** START OF PROVIDED RECORDS **
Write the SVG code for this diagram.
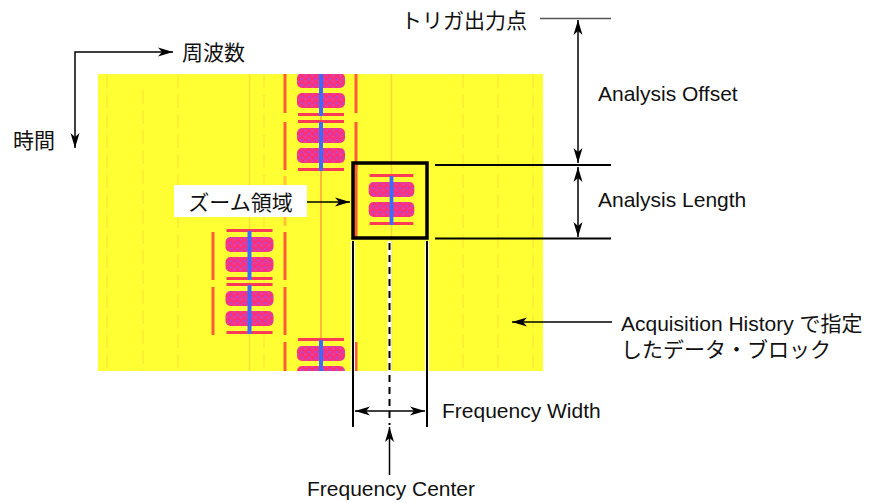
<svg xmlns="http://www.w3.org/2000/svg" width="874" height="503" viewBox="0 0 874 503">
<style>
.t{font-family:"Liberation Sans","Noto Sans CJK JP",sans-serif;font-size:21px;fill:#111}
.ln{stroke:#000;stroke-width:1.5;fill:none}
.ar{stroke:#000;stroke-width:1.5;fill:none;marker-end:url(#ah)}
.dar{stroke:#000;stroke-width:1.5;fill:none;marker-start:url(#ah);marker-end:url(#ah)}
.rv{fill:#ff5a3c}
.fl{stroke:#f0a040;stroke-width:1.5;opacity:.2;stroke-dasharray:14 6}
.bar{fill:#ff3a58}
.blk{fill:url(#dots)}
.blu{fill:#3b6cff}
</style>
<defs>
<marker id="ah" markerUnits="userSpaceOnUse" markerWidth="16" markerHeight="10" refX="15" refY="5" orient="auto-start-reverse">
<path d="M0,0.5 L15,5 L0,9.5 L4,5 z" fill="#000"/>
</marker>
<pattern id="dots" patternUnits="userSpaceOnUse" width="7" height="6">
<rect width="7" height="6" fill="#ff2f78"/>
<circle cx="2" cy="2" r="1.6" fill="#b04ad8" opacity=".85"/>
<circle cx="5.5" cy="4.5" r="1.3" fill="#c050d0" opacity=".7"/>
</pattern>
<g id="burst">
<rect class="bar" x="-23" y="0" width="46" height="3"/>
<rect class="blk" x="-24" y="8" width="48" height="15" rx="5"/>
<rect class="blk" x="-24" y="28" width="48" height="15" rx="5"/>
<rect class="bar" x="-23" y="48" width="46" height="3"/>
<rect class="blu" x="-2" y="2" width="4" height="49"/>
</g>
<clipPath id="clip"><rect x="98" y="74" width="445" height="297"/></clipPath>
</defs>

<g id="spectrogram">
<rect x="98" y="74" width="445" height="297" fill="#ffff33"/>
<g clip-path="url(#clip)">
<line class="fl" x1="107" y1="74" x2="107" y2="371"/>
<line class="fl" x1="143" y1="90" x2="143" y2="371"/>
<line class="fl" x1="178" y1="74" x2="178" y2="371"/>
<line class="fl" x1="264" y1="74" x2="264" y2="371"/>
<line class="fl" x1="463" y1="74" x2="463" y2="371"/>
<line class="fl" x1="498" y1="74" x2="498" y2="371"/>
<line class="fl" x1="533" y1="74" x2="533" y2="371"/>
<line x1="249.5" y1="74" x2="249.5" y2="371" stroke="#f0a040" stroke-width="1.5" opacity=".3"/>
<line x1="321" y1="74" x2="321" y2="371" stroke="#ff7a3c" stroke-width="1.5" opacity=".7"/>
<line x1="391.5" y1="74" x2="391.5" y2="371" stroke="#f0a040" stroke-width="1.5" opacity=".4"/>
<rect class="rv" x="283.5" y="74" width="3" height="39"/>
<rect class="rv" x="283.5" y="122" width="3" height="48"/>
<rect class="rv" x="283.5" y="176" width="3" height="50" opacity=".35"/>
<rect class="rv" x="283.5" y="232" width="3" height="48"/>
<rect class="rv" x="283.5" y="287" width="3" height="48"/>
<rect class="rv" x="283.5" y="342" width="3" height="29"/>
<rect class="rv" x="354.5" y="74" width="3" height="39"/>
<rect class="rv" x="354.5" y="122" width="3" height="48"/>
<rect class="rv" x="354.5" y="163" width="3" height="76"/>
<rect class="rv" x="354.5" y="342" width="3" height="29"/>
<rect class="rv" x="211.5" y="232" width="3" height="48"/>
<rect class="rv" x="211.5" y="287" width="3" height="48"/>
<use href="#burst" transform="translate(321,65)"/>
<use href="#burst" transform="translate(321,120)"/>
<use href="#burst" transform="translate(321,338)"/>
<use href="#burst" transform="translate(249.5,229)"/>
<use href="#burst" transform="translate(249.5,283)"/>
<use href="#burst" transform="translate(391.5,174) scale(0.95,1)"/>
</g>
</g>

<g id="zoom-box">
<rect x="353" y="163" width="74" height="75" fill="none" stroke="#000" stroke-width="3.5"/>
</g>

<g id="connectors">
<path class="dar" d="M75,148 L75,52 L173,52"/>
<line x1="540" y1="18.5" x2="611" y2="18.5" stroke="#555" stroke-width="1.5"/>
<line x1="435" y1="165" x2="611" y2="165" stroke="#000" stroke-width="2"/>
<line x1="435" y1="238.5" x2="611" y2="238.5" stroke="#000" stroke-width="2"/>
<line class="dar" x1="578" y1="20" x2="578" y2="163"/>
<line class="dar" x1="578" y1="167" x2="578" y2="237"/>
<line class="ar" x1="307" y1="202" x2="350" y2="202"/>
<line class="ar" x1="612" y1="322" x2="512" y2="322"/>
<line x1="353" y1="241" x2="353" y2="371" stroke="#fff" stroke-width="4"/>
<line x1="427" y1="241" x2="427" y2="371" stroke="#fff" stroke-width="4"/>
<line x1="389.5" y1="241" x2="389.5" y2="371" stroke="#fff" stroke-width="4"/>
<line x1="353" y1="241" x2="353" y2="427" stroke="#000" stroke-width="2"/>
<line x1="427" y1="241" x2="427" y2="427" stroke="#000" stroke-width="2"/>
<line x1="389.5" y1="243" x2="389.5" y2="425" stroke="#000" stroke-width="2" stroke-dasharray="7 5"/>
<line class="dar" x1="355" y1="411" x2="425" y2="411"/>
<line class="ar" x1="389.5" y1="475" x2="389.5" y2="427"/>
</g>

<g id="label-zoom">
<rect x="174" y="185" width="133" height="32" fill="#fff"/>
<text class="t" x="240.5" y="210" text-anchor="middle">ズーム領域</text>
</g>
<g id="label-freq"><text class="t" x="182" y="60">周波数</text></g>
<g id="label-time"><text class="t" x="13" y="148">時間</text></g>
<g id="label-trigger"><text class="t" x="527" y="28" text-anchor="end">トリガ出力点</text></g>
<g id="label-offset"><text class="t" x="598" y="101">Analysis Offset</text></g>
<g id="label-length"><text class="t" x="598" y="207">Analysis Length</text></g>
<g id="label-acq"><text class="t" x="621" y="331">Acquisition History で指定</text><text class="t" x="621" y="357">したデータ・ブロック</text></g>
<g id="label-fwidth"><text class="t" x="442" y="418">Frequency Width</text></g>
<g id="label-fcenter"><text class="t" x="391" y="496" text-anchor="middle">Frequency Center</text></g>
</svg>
** END OF PROVIDED RECORDS **
** START OF PROVIDED RECORDS **
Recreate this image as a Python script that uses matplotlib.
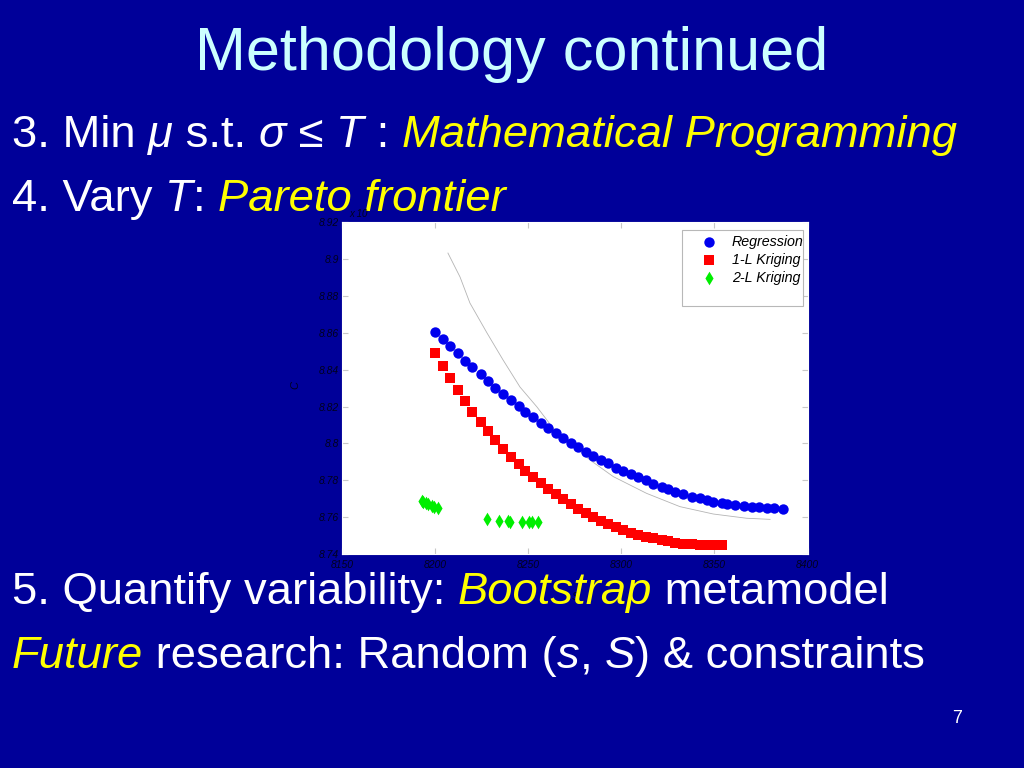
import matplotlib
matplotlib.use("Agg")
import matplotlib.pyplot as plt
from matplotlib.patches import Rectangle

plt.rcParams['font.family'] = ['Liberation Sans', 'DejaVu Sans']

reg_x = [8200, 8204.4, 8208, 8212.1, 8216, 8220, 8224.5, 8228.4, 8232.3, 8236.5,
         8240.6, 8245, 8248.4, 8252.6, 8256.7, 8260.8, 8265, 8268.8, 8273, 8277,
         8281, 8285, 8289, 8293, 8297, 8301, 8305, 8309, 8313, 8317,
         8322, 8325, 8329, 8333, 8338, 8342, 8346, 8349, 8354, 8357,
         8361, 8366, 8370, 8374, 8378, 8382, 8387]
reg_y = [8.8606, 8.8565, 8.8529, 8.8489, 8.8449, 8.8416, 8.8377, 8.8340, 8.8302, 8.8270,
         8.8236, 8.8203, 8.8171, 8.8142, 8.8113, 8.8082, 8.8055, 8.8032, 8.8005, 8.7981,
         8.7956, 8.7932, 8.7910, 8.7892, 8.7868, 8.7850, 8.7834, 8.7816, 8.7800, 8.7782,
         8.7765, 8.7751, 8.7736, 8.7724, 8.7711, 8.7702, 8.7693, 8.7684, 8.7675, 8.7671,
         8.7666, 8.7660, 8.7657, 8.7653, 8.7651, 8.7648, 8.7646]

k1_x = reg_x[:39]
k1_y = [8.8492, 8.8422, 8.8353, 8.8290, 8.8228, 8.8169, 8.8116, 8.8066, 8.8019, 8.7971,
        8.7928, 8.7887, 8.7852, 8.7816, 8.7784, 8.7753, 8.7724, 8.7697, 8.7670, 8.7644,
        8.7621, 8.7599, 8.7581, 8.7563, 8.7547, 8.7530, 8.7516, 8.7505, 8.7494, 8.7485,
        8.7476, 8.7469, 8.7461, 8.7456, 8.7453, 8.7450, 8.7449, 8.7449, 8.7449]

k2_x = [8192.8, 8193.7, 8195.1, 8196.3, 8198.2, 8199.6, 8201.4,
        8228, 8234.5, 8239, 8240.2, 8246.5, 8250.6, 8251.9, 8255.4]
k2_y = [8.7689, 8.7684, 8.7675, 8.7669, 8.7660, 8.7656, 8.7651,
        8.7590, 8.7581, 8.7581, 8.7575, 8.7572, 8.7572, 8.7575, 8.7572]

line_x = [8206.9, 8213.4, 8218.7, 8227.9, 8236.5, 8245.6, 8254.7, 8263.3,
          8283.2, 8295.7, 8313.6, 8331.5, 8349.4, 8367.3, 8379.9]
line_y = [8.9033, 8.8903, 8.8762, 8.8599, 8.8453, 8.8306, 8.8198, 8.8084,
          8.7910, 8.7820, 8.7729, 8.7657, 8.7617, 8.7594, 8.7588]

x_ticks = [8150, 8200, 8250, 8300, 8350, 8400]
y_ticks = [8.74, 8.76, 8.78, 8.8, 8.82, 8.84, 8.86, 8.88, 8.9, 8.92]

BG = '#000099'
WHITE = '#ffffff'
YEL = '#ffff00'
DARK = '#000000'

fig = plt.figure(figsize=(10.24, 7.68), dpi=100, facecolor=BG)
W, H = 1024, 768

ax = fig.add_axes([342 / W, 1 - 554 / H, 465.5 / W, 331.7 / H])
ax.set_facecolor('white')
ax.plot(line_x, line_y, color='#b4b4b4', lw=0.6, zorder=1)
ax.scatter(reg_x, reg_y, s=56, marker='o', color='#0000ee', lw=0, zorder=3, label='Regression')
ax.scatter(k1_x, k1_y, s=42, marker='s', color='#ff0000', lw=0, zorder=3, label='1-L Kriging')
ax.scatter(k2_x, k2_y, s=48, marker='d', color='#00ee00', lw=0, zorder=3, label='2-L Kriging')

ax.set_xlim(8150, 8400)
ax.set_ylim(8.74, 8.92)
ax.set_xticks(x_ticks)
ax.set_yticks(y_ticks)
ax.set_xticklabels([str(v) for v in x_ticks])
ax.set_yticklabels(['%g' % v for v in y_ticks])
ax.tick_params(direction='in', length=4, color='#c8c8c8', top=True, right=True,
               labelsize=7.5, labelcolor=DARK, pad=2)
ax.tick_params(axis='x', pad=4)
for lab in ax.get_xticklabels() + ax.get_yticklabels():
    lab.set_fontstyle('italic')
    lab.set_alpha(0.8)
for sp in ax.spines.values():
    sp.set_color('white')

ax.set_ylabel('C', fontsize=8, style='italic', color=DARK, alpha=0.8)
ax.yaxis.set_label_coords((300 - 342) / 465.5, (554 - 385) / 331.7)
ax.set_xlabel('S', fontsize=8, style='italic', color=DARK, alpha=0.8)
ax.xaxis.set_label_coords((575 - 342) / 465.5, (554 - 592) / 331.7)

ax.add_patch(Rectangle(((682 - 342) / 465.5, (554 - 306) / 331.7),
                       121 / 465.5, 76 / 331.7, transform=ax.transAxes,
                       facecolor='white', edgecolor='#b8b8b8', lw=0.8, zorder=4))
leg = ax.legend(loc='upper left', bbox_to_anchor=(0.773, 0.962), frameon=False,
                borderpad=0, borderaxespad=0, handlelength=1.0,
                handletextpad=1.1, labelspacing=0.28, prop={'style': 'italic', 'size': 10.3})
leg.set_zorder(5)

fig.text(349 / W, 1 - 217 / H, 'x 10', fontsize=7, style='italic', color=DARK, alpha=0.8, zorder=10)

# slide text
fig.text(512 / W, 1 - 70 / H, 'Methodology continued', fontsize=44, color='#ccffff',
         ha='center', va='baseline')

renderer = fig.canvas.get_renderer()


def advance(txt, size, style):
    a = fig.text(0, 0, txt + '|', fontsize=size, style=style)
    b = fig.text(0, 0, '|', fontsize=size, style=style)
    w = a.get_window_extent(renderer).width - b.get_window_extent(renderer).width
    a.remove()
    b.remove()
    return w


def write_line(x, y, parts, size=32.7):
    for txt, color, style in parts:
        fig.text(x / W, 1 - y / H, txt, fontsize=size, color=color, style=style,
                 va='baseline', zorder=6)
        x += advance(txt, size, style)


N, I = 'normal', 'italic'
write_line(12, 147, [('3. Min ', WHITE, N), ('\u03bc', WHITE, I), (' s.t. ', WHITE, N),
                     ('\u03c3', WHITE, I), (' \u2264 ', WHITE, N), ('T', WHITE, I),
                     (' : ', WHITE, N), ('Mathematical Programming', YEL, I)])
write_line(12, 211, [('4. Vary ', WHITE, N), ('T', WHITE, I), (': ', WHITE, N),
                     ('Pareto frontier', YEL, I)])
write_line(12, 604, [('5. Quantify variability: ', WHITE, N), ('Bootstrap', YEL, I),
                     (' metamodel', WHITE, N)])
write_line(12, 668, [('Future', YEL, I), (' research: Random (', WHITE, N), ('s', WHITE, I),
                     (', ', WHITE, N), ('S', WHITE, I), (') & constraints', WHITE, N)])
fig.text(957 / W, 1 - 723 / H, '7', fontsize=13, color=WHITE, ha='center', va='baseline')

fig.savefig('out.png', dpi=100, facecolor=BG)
** END OF PROVIDED RECORDS **
** START OF PROVIDED RECORDS **
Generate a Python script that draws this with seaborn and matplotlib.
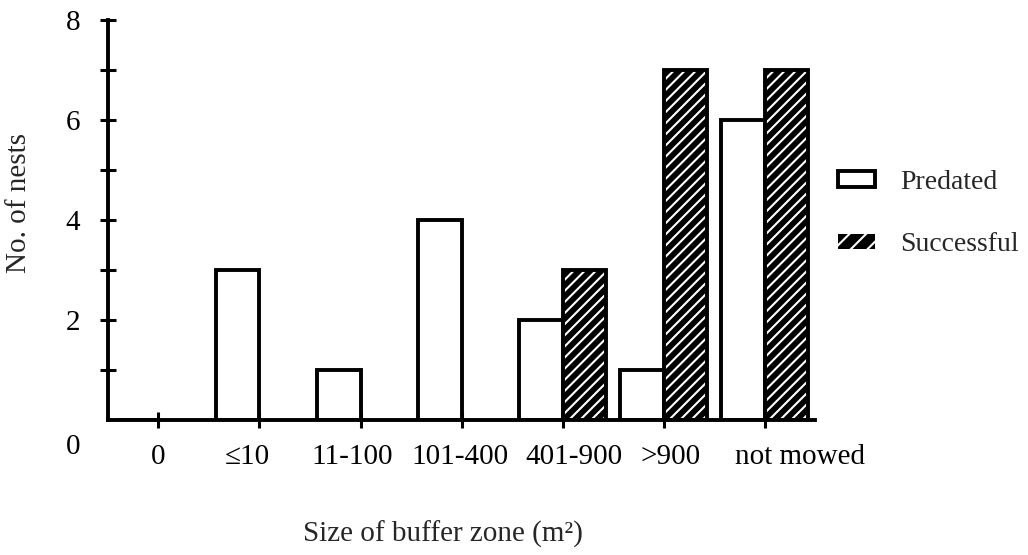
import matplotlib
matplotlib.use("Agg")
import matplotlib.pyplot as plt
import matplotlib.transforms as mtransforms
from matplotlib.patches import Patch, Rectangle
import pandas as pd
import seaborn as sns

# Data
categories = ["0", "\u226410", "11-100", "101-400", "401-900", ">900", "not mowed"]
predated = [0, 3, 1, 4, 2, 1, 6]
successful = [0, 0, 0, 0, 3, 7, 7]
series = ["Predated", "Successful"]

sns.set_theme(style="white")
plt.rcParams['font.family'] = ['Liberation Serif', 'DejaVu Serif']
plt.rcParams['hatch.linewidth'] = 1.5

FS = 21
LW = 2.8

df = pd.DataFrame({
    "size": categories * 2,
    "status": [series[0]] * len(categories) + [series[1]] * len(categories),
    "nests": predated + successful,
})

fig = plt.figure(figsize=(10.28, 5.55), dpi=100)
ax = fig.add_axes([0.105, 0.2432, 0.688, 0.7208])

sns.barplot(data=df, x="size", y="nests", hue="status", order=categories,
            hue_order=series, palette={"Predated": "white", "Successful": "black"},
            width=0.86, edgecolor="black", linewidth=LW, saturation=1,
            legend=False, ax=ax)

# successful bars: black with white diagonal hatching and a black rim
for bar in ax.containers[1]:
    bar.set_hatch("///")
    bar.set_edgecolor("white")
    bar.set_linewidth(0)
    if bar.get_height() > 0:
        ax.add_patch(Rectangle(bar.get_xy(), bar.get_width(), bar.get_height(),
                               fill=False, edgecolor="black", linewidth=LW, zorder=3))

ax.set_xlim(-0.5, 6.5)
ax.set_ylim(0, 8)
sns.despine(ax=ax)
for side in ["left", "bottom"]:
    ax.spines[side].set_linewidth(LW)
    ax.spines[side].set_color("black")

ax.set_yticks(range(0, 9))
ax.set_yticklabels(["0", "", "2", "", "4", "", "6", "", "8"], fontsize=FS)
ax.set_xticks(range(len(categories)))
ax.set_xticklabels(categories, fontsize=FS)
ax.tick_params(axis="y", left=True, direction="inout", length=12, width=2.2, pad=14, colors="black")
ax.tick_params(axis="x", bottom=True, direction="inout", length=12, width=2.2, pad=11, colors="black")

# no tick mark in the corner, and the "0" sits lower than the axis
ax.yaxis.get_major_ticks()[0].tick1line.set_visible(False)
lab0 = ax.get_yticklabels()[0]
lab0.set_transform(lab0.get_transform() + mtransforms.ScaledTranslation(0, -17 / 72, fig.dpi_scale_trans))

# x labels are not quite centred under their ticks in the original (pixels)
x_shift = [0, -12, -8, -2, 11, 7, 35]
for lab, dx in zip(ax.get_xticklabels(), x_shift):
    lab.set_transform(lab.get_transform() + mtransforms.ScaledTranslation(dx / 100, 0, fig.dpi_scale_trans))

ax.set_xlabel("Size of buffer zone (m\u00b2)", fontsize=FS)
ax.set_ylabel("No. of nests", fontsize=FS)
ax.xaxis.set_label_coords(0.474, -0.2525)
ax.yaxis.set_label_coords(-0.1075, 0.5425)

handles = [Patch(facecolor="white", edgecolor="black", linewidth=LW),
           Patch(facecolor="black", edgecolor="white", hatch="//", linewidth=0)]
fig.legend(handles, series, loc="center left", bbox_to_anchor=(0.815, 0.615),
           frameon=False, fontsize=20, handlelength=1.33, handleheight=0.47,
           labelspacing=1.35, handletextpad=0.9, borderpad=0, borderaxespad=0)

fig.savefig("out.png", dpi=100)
** END OF PROVIDED RECORDS **
:: DIRECTIVE ::
Repeat only the lines from the one holding "Recreate this image" to the one holding "8.7590, 8.7581, 8.7581, 8.7575, 8.7572, 8.7572, 8.7575, 8.7572]", both ends included, and drop the images.

:: SOLUTION ::
Recreate this image as a Python script that uses matplotlib.
import matplotlib
matplotlib.use("Agg")
import matplotlib.pyplot as plt
from matplotlib.patches import Rectangle

plt.rcParams['font.family'] = ['Liberation Sans', 'DejaVu Sans']

reg_x = [8200, 8204.4, 8208, 8212.1, 8216, 8220, 8224.5, 8228.4, 8232.3, 8236.5,
         8240.6, 8245, 8248.4, 8252.6, 8256.7, 8260.8, 8265, 8268.8, 8273, 8277,
         8281, 8285, 8289, 8293, 8297, 8301, 8305, 8309, 8313, 8317,
         8322, 8325, 8329, 8333, 8338, 8342, 8346, 8349, 8354, 8357,
         8361, 8366, 8370, 8374, 8378, 8382, 8387]
reg_y = [8.8606, 8.8565, 8.8529, 8.8489, 8.8449, 8.8416, 8.8377, 8.8340, 8.8302, 8.8270,
         8.8236, 8.8203, 8.8171, 8.8142, 8.8113, 8.8082, 8.8055, 8.8032, 8.8005, 8.7981,
         8.7956, 8.7932, 8.7910, 8.7892, 8.7868, 8.7850, 8.7834, 8.7816, 8.7800, 8.7782,
         8.7765, 8.7751, 8.7736, 8.7724, 8.7711, 8.7702, 8.7693, 8.7684, 8.7675, 8.7671,
         8.7666, 8.7660, 8.7657, 8.7653, 8.7651, 8.7648, 8.7646]

k1_x = reg_x[:39]
k1_y = [8.8492, 8.8422, 8.8353, 8.8290, 8.8228, 8.8169, 8.8116, 8.8066, 8.8019, 8.7971,
        8.7928, 8.7887, 8.7852, 8.7816, 8.7784, 8.7753, 8.7724, 8.7697, 8.7670, 8.7644,
        8.7621, 8.7599, 8.7581, 8.7563, 8.7547, 8.7530, 8.7516, 8.7505, 8.7494, 8.7485,
        8.7476, 8.7469, 8.7461, 8.7456, 8.7453, 8.7450, 8.7449, 8.7449, 8.7449]

k2_x = [8192.8, 8193.7, 8195.1, 8196.3, 8198.2, 8199.6, 8201.4,
        8228, 8234.5, 8239, 8240.2, 8246.5, 8250.6, 8251.9, 8255.4]
k2_y = [8.7689, 8.7684, 8.7675, 8.7669, 8.7660, 8.7656, 8.7651,
        8.7590, 8.7581, 8.7581, 8.7575, 8.7572, 8.7572, 8.7575, 8.7572]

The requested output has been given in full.